Part I – Intractable Process
An intractable process, one that never seems to resolve itself, is either no process at all or a fraudulent one contrived to hide an ulterior motive. The so-called Israeli-Palestinian (at one time the Israeli-Arab) “peace process,” now in its sixth decade (counting from 1948) or fourth decade (counting from 1967) is, and probably always has been, just such a fraud.
One might object and say that the Oslo Accords (1993) were part of this process and they were not fraudulent. In my opinion that is a doubtful assumption. The talks were carried on in secret by officials who, at least on the Israeli side, never had an equitable peace in mind. Their goal was a political modification of the occupied territories that would free Israel from its legal obligations as occupiers of Palestinian territory and facilitate the pacification of the Palestinians and their resistance organizations. The Israeli side seemed to have believed that negotiating the return of Yasser Arafat and Fatah to the West Bank would provide them a partner in this process – not a peace process, but a pacification process.
It did not take long for the Palestinians to see through this gambit, and relations with the Israelis soon returned to the tense and sometimes violent status quo ante.
Part II – “Detached from Reality”
Thus, it is probably justified to conclude that a good number of Israelis (and certainly a vast majority of their leadership) are not interested in peace, and probably have never been, unless you define peace as total Palestinian surrender. More accurately, they are interested in expansion and control of all of Palestine from the Jordan to the Mediterranean Sea. After six decades of a “peace process” going nowhere, anyone who does not understand this is deluding themselves.
Part III – Self-Delusion
Just who are those deluding themselves? Many of them are diaspora Jews who are, whether they understand it or not, caught in a contradiction: they are at once committed to Zionism’s ideological goal of a secure Jewish state in Palestine, but nonetheless are, at this moment of maximum Israeli power, calling for ideological compromise. Some of these people are members of Zionist groups in the U.S. such as Peace Now and J Street.
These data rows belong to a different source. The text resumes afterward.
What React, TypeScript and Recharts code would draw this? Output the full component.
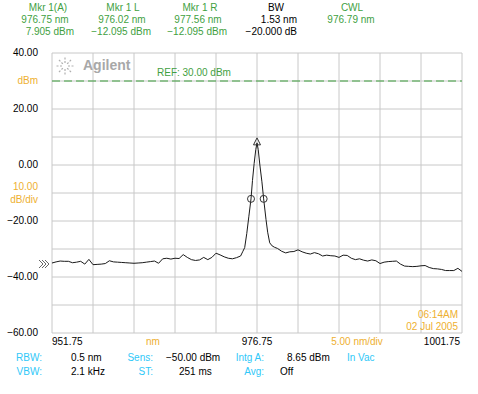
import React from "react";
import {
  CartesianGrid,
  ComposedChart,
  Line,
  ReferenceLine,
  Scatter,
  XAxis,
  YAxis,
} from "recharts";

// trace (nm, dBm)
const wavelengths = [
  951.75, 952.25, 952.75, 953.25, 953.75, 954.25, 954.75, 955.25, 955.75, 956.25,
  956.75, 957.25, 957.75, 958.25, 958.75, 959.25, 959.75, 960.25, 960.75, 961.25,
  961.75, 962.25, 962.75, 963.25, 963.75, 964.25, 964.75, 965.25, 965.75, 966.25,
  966.75, 967.25, 967.75, 968.25, 968.75, 969.25, 969.75, 970.25, 970.75, 971.25,
  971.75, 972.25, 972.75, 973.25, 973.75, 974.25, 974.75, 975.0, 975.25, 975.5,
  975.75, 976.02, 976.2, 976.4, 976.6, 976.75, 976.9, 977.1, 977.35, 977.56,
  977.85, 978.05, 978.3, 978.6, 978.9, 979.25, 979.75, 980.25, 980.75, 981.25,
  981.75, 982.25, 982.75, 983.25, 983.75, 984.25, 984.75, 985.25, 985.75, 986.25,
  986.75, 987.25, 987.75, 988.25, 988.75, 989.25, 989.75, 990.25, 990.75, 991.25,
  991.75, 992.25, 992.75, 993.25, 993.75, 994.25, 994.75, 995.25, 995.75, 996.25,
  996.75, 997.25, 997.75, 998.25, 998.75, 999.25, 999.75, 1000.25, 1000.75, 1001.25,
  1001.75,
];
const powers = [
  -35.0, -34.6, -34.3, -34.4, -34.4, -34.9, -34.7, -34.4, -35.4, -33.7,
  -35.6, -35.5, -35.4, -35.2, -34.2, -34.6, -34.7, -34.8, -34.9, -35.0,
  -35.1, -35.0, -34.9, -34.7, -34.5, -34.3, -35.1, -33.5, -33.3, -33.6,
  -33.3, -33.4, -32.0, -33.0, -33.8, -34.1, -33.9, -33.0, -33.8, -33.0,
  -31.5, -32.1, -32.8, -33.3, -33.5, -33.1, -32.5, -31.0, -29.5, -24.5,
  -18.5, -12.1, -5.5, 0.5, 5.5, 7.9, 5.5, 0.0, -6.0, -12.1,
  -19.5, -24.0, -27.8, -28.9, -29.4, -29.8, -30.8, -31.4, -31.0, -30.9,
  -30.3, -31.0, -31.5, -31.8, -31.3, -31.7, -32.5, -32.2, -32.4, -32.5,
  -33.0, -32.2, -32.3, -33.3, -33.8, -33.5, -34.0, -34.3, -33.9, -34.2,
  -35.2, -34.7, -34.5, -34.4, -34.3, -35.4, -36.1, -36.2, -36.3, -36.2,
  -36.0, -35.9, -36.6, -37.0, -37.1, -37.3, -37.7, -37.7, -37.7, -36.9,
  -38.0,
];

const xTicks = [951.75, 956.75, 961.75, 966.75, 971.75, 976.75, 981.75, 986.75, 991.75, 996.75, 1001.75];
const yTicks = [40, 30, 20, 10, 0, -10, -20, -30, -40, -50, -60];
const refLevel = 30;

const peakMarker = [{ wl: 976.75, p: 7.905 }];
const halfMarkers = [
  { wl: 976.02, p: -12.095 },
  { wl: 977.56, p: -12.095 },
];

const trace = wavelengths.map((wl, i) => ({ wl, p: powers[i] }));

const GREEN = "#3f9f3f";
const ORANGE = "#eeb030";
const CYAN = "#30c8f8";
const FONT = "'Liberation Sans', Arial, sans-serif";

const fmt = (v: number) => (v < 0 ? "\u2212" + Math.abs(v).toFixed(2) : v.toFixed(2));

function YTick(props: any) {
  const { x, y, payload } = props;
  const v = payload.value;
  if (v === 30)
    return (
      <text x={x} y={y} textAnchor="end" dominantBaseline="middle" fill={ORANGE}>
        dBm
      </text>
    );
  if (v === -10)
    return (
      <g fill={ORANGE}>
        <text x={x} y={y - 6} textAnchor="end" dominantBaseline="middle">
          10.00
        </text>
        <text x={x} y={y + 7} textAnchor="end" dominantBaseline="middle">
          dB/div
        </text>
      </g>
    );
  if (v % 20 !== 0) return <g />;
  return (
    <text x={x} y={y} textAnchor="end" dominantBaseline="middle" fill="#000">
      {fmt(v)}
    </text>
  );
}

function XTick(props: any) {
  const { x, y, payload } = props;
  const v = payload.value;
  let anchor: "start" | "middle" | "end" | null = null;
  if (v === 951.75) anchor = "start";
  else if (v === 976.75) anchor = "middle";
  else if (v === 1001.75) anchor = "end";
  if (!anchor) return <g />;
  return (
    <text x={anchor === "end" ? x - 2 : x} y={y} textAnchor={anchor} dominantBaseline="middle" fill="#000">
      {v.toFixed(2)}
    </text>
  );
}

const PeakShape = (props: any) => {
  const { cx, cy } = props;
  return (
    <path
      d={`M${cx},${cy - 5} L${cx + 3.5},${cy + 2} L${cx - 3.5},${cy + 2} Z`}
      fill="none"
      stroke="#333"
      strokeWidth={1}
    />
  );
};

const HalfShape = (props: any) => {
  const { cx, cy } = props;
  return <circle cx={cx} cy={cy} r={3.5} fill="none" stroke="#333" strokeWidth={1} />;
};

function T(p: { x: number; y: number; c?: string; a?: "start" | "middle" | "end"; children: React.ReactNode }) {
  return (
    <text x={p.x} y={p.y} fill={p.c || "#000"} textAnchor={p.a || "start"} dominantBaseline="middle">
      {p.children}
    </text>
  );
}

function Overlay() {
  const rays = [0, 45, 90, 135, 180, 225, 270, 315];
  return (
    <svg
      width={478}
      height={394}
      style={{ position: "absolute", left: 0, top: 0, pointerEvents: "none" }}
      fontFamily={FONT}
      fontSize={10}
    >
      {/* header */}
      <T x={48} y={8} c={GREEN} a="middle">Mkr 1(A)</T>
      <T x={45} y={20} c={GREEN} a="middle">976.75 nm</T>
      <T x={74} y={32} c={GREEN} a="end">7.905 dBm</T>
      <T x={123} y={8} c={GREEN} a="middle">Mkr 1 L</T>
      <T x={122} y={20} c={GREEN} a="middle">976.02 nm</T>
      <T x={151} y={32} c={GREEN} a="end">{"\u221212.095 dBm"}</T>
      <T x={200} y={8} c={GREEN} a="middle">Mkr 1 R</T>
      <T x={198} y={20} c={GREEN} a="middle">977.56 nm</T>
      <T x={227} y={32} c={GREEN} a="end">{"\u221212.095 dBm"}</T>
      <T x={276} y={8} a="middle">BW</T>
      <T x={297} y={20} a="end">1.53 nm</T>
      <T x={297} y={32} a="end">{"\u221220.000 dB"}</T>
      <T x={352} y={8} c={GREEN} a="middle">CWL</T>
      <T x={351} y={20} c={GREEN} a="middle">976.79 nm</T>

      {/* logo */}
      <g stroke="#b0b0b0" strokeWidth={1.2}>
        {rays.map((a) => {
          const r = (a * Math.PI) / 180;
          return (
            <line
              key={a}
              x1={65 + Math.cos(r) * 3}
              y1={66 + Math.sin(r) * 3}
              x2={65 + Math.cos(r) * 9}
              y2={66 + Math.sin(r) * 9}
              strokeDasharray="2 1.5"
            />
          );
        })}
      </g>
      <text x={83} y={66} fill="#a8a8a8" fontSize={14} fontWeight="bold" dominantBaseline="middle">
        Agilent
      </text>
      <T x={157} y={73} c={GREEN}>REF: 30.00 dBm</T>

      {/* ref level marker */}
      <path d="M39,260 L43,264 L39,268 M42,260 L46,264 L42,268 M45,260 L49,264 L45,268" fill="none" stroke="#555" strokeWidth={0.9} />

      {/* x axis captions */}
      <T x={153} y={342} c={ORANGE} a="middle">nm</T>
      <T x={357} y={342} c={ORANGE} a="middle">5.00 nm/div</T>
      <T x={458} y={315} c={ORANGE} a="end">06:14AM</T>
      <T x={458} y={327} c={ORANGE} a="end">02 Jul 2005</T>

      {/* settings */}
      <T x={42} y={358} c={CYAN} a="end">RBW:</T>
      <T x={71} y={358}>0.5 nm</T>
      <T x={153} y={358} c={CYAN} a="end">Sens:</T>
      <T x={166} y={358}>{"\u221250.00 dBm"}</T>
      <T x={264} y={358} c={CYAN} a="end">Intg A:</T>
      <T x={287} y={358}>8.65 dBm</T>
      <T x={347} y={358} c={CYAN}>In Vac</T>
      <T x={42} y={372} c={CYAN} a="end">VBW:</T>
      <T x={71} y={372}>2.1 kHz</T>
      <T x={153} y={372} c={CYAN} a="end">ST:</T>
      <T x={179} y={372}>251 ms</T>
      <T x={264} y={372} c={CYAN} a="end">Avg:</T>
      <T x={280} y={372}>Off</T>
    </svg>
  );
}

export default function App() {
  return (
    <div
      style={{
        position: "fixed",
        left: 0,
        top: 0,
        width: 478,
        height: 394,
        background: "#fff",
        fontFamily: FONT,
      }}
    >
      <ComposedChart
        width={478}
        height={394}
        margin={{ top: 53, right: 16, bottom: 41, left: 0 }}
        style={{ fontFamily: FONT, fontSize: 10 }}
      >
        <CartesianGrid stroke="#c8c8c8" strokeWidth={1} />
        <XAxis
          dataKey="wl"
          type="number"
          domain={[951.75, 1001.75]}
          ticks={xTicks}
          height={20}
          axisLine={false}
          tickLine={false}
          tickSize={0}
          tickMargin={9}
          tick={<XTick />}
          interval={0}
          allowDataOverflow
        />
        <YAxis
          type="number"
          domain={[-60, 40]}
          ticks={yTicks}
          width={52}
          axisLine={false}
          tickLine={false}
          tickSize={0}
          tickMargin={14}
          tick={<YTick />}
          interval={0}
          allowDataOverflow
        />
        <ReferenceLine y={refLevel} stroke={GREEN} strokeDasharray="8 4" strokeWidth={1} />
        <Line
          data={trace}
          dataKey="p"
          type="linear"
          stroke="#1a1a1a"
          strokeWidth={1}
          dot={false}
          isAnimationActive={false}
        />
        <Scatter data={halfMarkers} dataKey="p" shape={<HalfShape />} isAnimationActive={false} />
        <Scatter data={peakMarker} dataKey="p" shape={<PeakShape />} isAnimationActive={false} />
      </ComposedChart>
      <Overlay />
    </div>
  );
}
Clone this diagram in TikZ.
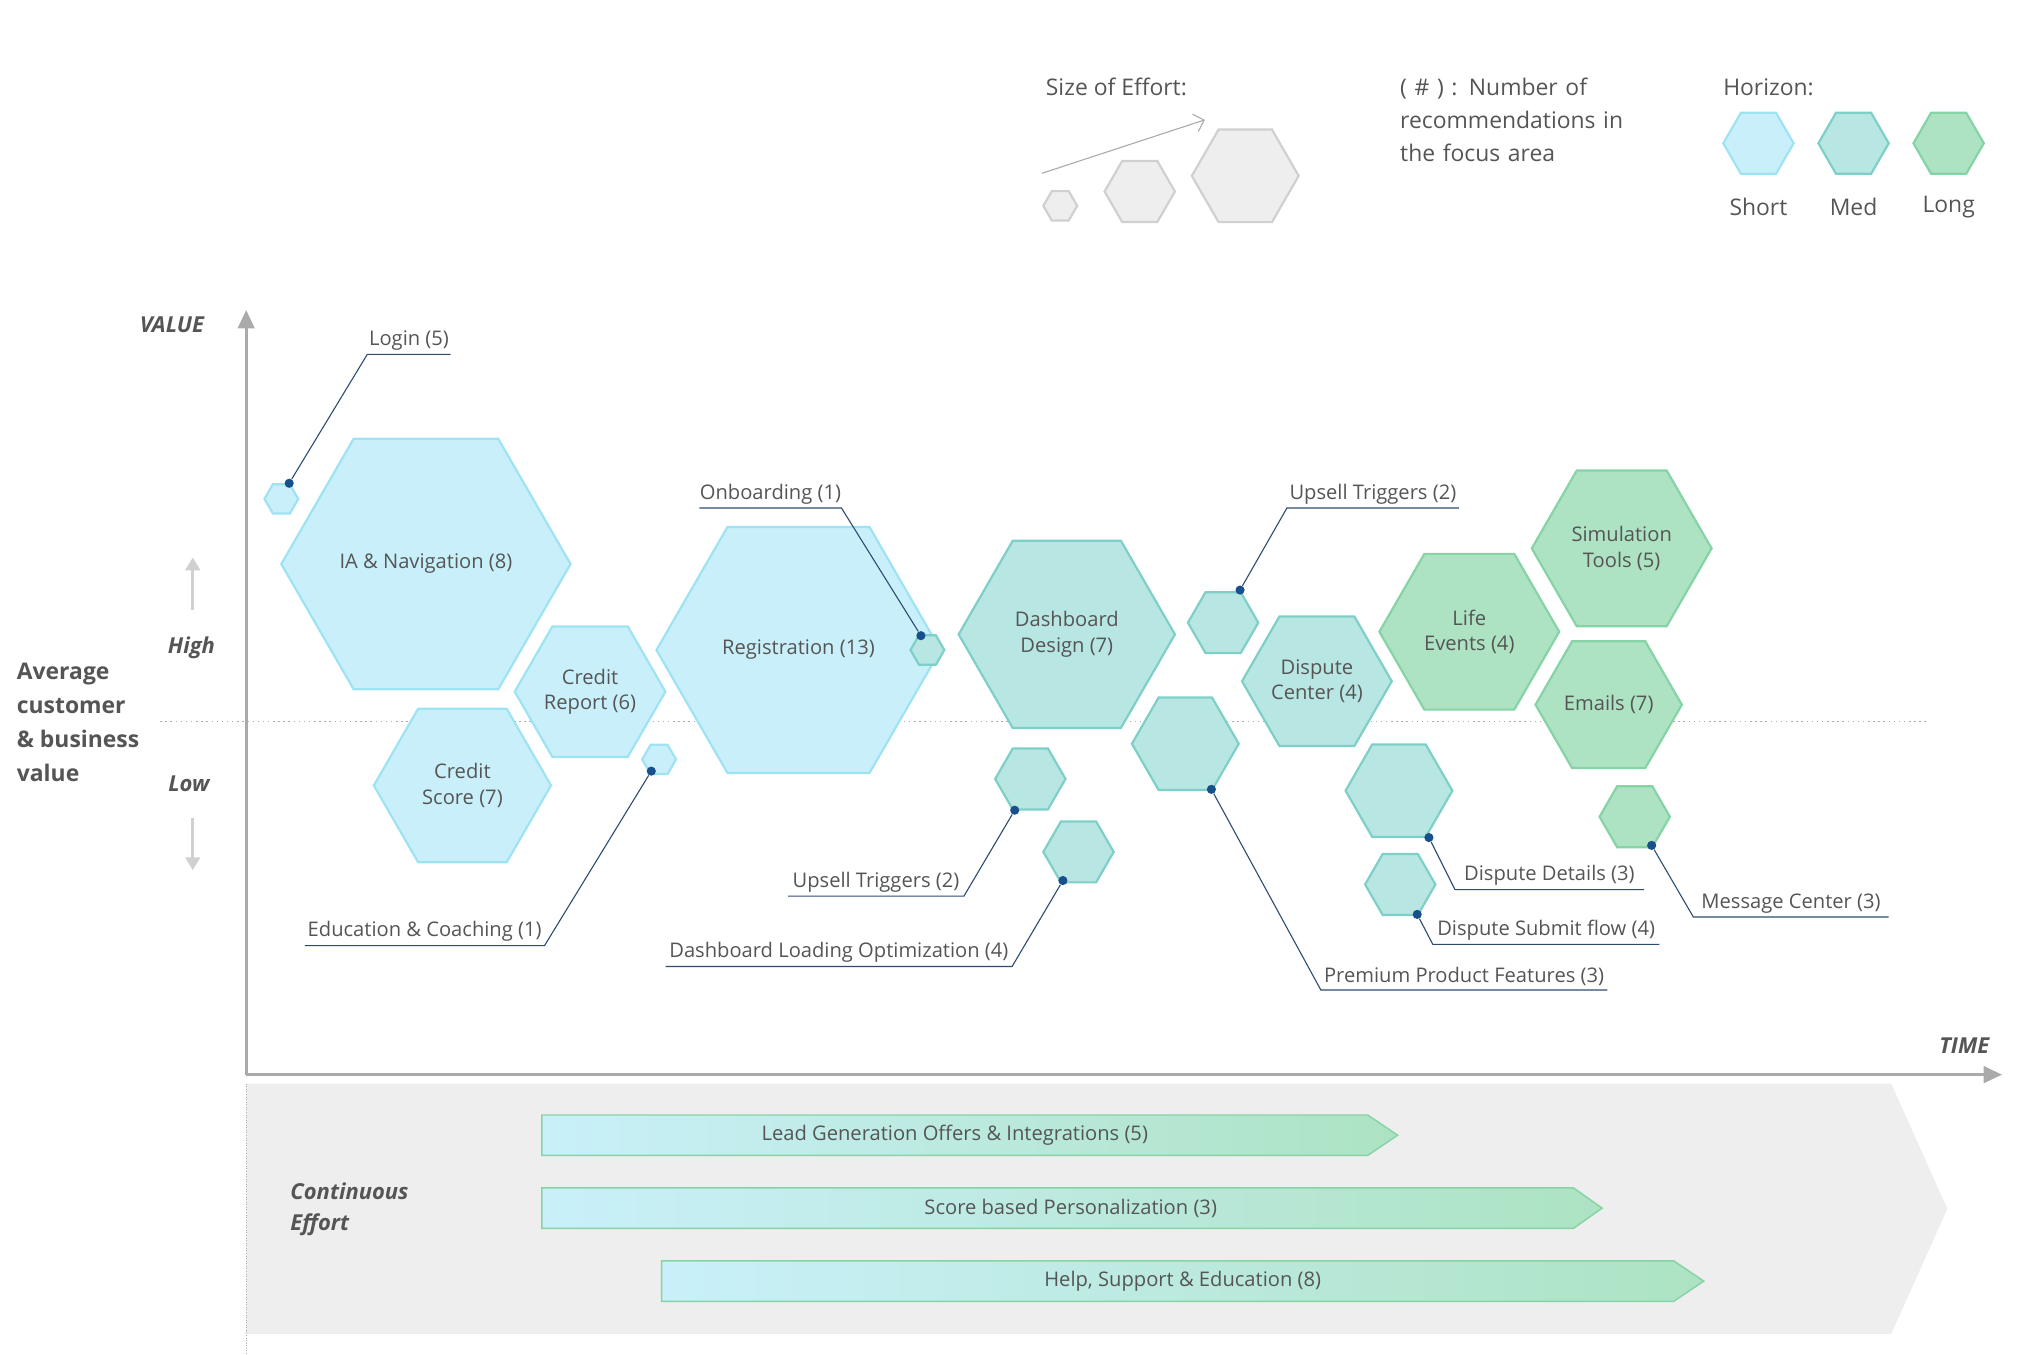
\documentclass[tikz,border=0pt]{standalone}
\usepackage{fontspec}
\setmainfont{Open Sans}
\usetikzlibrary{shapes.geometric,arrows.meta,calc}
\definecolor{sF}{HTML}{C9F0FA}\definecolor{sD}{HTML}{9EE3F3}
\definecolor{mF}{HTML}{B8E6E2}\definecolor{mD}{HTML}{7ECFC7}
\definecolor{lF}{HTML}{ADE3C3}\definecolor{lD}{HTML}{86D3A5}
\definecolor{gF}{HTML}{EEEEEE}\definecolor{gD}{HTML}{D0D0D0}
\definecolor{tx}{HTML}{555555}\definecolor{ln}{HTML}{2C4C6E}\definecolor{dt}{HTML}{17508C}
\definecolor{axc}{HTML}{AAAAAA}
\tikzset{
 hex/.style={regular polygon,regular polygon sides=6,inner sep=0pt,minimum size=#1*0.05cm,line width=1.2pt,text=tx,align=center,font=\fontsize{11}{14}\selectfont},
 S/.style={fill=sF,draw=sD},M/.style={fill=mF,draw=mD},L/.style={fill=lF,draw=lD},G/.style={fill=gF,draw=gD},
 lead/.style={draw=ln,line width=0.6pt},
 dot/.style={circle,fill=dt,inner sep=0pt,minimum size=5pt},
 lbl/.style={anchor=south,text=tx,font=\fontsize{11}{13}\selectfont,inner sep=2pt},
 lg/.style={text=tx,font=\fontsize{12.5}{16}\selectfont,align=left},
 axt/.style={text=tx,font=\fontsize{12}{14}\selectfont\bfseries\itshape},
 axl/.style={draw=axc},
 bar/.style={left color=sF,right color=lF,draw=lD,line width=0.8pt},
}
\newcommand\leader[7]{%
 \node[dot] (#1d) at (#2,#3) {};
 \coordinate (#1b) at (#4,#5); \coordinate (#1e) at (#6,#5);
 \draw[lead] (#1d) -- (#1b) -- (#1e);
 \node[lbl] (#1t) at ($(#1b)!0.5!(#1e)$) {#7};}
\begin{document}
\begin{tikzpicture}[x=0.025cm,y=-0.025cm]
\useasboundingbox (0,0) rectangle (1560,1040);
% legend
\node[lg,anchor=west] (se) at (798,67) {Size of Effort:};
\node[hex=13,G] (g1) at (814,158) {};
\node[hex=27,G] (g2) at (875,147) {};
\node[hex=41,G] (g3) at (956,135) {};
\coordinate (ga) at (800,133); \coordinate (gb) at (925,92);
\draw[axl,line width=0.6pt,-{Straight Barb[length=5pt]}] (ga) -- (gb);
\node[lg,anchor=north west,text width=5cm,font=\fontsize{12.5}{18}\selectfont] (num) at (1070,55) {( \# ) : Number of\\recommendations in\\the focus area};
\node[lg,anchor=west] (hz) at (1318,67) {Horizon:};
\node[hex=27,S] (h1) at (1350,110) {};
\node[hex=27,M] (h2) at (1423,110) {};
\node[hex=27,L] (h3) at (1496,110) {};
\node[lg] (t1) at (1350,159) {Short};
\node[lg] (t2) at (1423,159) {Med};
\node[lg] (t3) at (1496,159) {Long};
% continuous band
\path[fill=gF] (189,832) -- (1452,832) -- (1495,928) -- (1452,1024) -- (189,1024) -- cycle;
\coordinate (v1) at (189,832); \coordinate (v2) at (189,1040);
\draw[axl,densely dotted] (v1) -- (v2);
\node[axt,anchor=north west,align=left,font=\fontsize{12}{17}\selectfont\bfseries\itshape] (ce) at (218,903) {Continuous\\Effort};
\shade[bar] (416,856) -- (1050,856) -- (1073,871.5) -- (1050,887) -- (416,887) -- cycle;
\node[lbl,anchor=center] (b1) at (733,871.5) {Lead Generation Offers \& Integrations (5)};
\shade[bar] (416,912) -- (1208,912) -- (1230,927.5) -- (1208,943) -- (416,943) -- cycle;
\node[lbl,anchor=center] (b2) at (822,927.5) {Score based Personalization (3)};
\shade[bar] (508,968) -- (1285,968) -- (1308,983.5) -- (1285,999) -- (508,999) -- cycle;
\node[lbl,anchor=center] (b3) at (908,983.5) {Help, Support \& Education (8)};
% axes
\coordinate (o) at (189,825); \coordinate (yt) at (189,238); \coordinate (xt) at (1537,825);
\draw[axl,line width=1.5pt,-{Triangle[length=10pt,width=9pt]}] (o) -- (yt);
\draw[axl,line width=1.5pt,-{Triangle[length=10pt,width=9pt]}] (o) -- (xt);
\node[axt] (val) at (132,249) {VALUE};
\node[axt] (tim) at (1508,803) {TIME};
\coordinate (d1) at (123,554); \coordinate (d2) at (1480,554);
\draw[axl,dotted,line width=0.8pt] (d1) -- (d2);
\node[axt] (hi) at (147,497) {High};
\node[axt] (lo) at (145,602) {Low};
\coordinate (ua) at (148,468); \coordinate (ub) at (148,428);
\coordinate (da) at (148,628); \coordinate (db) at (148,668);
\draw[draw=gD,line width=1.5pt,-{Triangle[length=7pt,width=8pt]}] (ua) -- (ub);
\draw[draw=gD,line width=1.5pt,-{Triangle[length=7pt,width=8pt]}] (da) -- (db);
\node[anchor=north west,text=tx,font=\fontsize{12.5}{18.5}\selectfont\bfseries,align=left] (avg) at (8,504) {Average\\customer\\\& business\\value};
% hexagons
\node[hex=13,S] (login) at (216,383) {};
\node[hex=111,S] (ia) at (327,433) {IA \& Navigation (8)};
\node[hex=68,S] (cs) at (355,603) {Credit\\Score (7)};
\node[hex=55,S] (cr) at (453,531) {Credit\\Report (6)};
\node[hex=13,S] (edu) at (506,583) {};
\node[hex=109,S] (reg) at (613,499) {Registration (13)};
\node[hex=13,M] (onb) at (712,499) {};
\node[hex=83,M] (dd) at (819,487) {Dashboard\\Design (7)};
\node[hex=27,M] (up1) at (791,598) {};
\node[hex=27,M] (dlo) at (828,654) {};
\node[hex=27,M] (up2) at (939,478) {};
\node[hex=41,M] (pp) at (910,571) {};
\node[hex=55,M] (dc) at (1011,523) {Dispute\\Center (4)};
\node[hex=41,M] (ddt) at (1074,607) {};
\node[hex=27,M] (dsf) at (1075,679) {};
\node[hex=69,L] (le) at (1128,485) {Life\\Events (4)};
\node[hex=69,L] (st) at (1245,421) {Simulation\\Tools (5)};
\node[hex=54,L] (em) at (1235,541) {Emails (7)};
\node[hex=27,L] (mc) at (1255,627) {};
% leaders
\leader{a}{222}{371}{282}{272}{346}{Login (5)}
\leader{b}{500}{592}{418}{726}{234}{Education \& Coaching (1)}
\leader{c}{707}{488}{646}{390}{537}{Onboarding (1)}
\leader{e}{779}{622}{740}{688}{605}{Upsell Triggers (2)}
\leader{f}{816}{676}{777}{742}{511}{Dashboard Loading Optimization (4)}
\leader{g}{952}{453}{988}{390}{1120}{Upsell Triggers (2)}
\leader{h}{930}{606}{1014}{760}{1234}{Premium Product Features (3)}
\leader{i}{1097}{643}{1117}{683}{1262}{Dispute Details (3)}
\leader{j}{1088}{702}{1100}{725}{1274}{Dispute Submit flow (4)}
\leader{k}{1268}{649}{1300}{704}{1450}{Message Center (3)}
\end{tikzpicture}
\end{document}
Both organizations want continuing peace negotiations with the Palestinians looking toward achieving some variation of the two-state solution. J Street is apparently upset with Netanyahu’s determination to continue the colonization process “in every part of Judea and Samaria” (the West Bank) as well as East Jerusalem because to do so “erects one obstacle to peace after another.”
Unfortunately, the history of official Zionist behavior is on the side of Netanyahu. All the evidence indicates that Zionism and its leaders have been committed to the conquest of all of historic Palestine at least since 1918. In that year Chaim Weizmann submitted a map of the proposed Jewish national home to the Peace Conference that settled matters after World War I. It represented a maximalist program that has been incrementally realized first in 1948 and then 1967. Nowhere in the Zionist program has there ever been room for voluntary retreat. That is why Prime Minister Netanyahu describes those who criticize his colonization efforts as “detached from reality.”
Part IV – Conclusion
Netanyahu and his ilk, however, tend to ignore the fact that there are multiple realities operating here. Certainly, one should not forget the Palestinian reality, particularly that of Gaza, and Israeli culpability in its creation and maintenance. On the Zionist side there now exists at least two realities. One is certainly that of Prime Minister Netanyahu – the reality of the Zionist ideologue with Israeli power backing it up. But then there is the other Zionist reality – that of Israel’s increasing isolation, not only diplomatic and cultural, but also, over time, economic. The latter reality scares many diaspora Jews to the point where they are willing to compromise maximalist ideological goals.
The Zionists in power are as yet impervious to this fear. However, if the reality of economic and cultural isolation ever overtakes that of Israeli power, then the number of compromisers will rapidly grow, and the zealots such as Netanyahu will find themselves alone in a Masada-like fortress of their own making.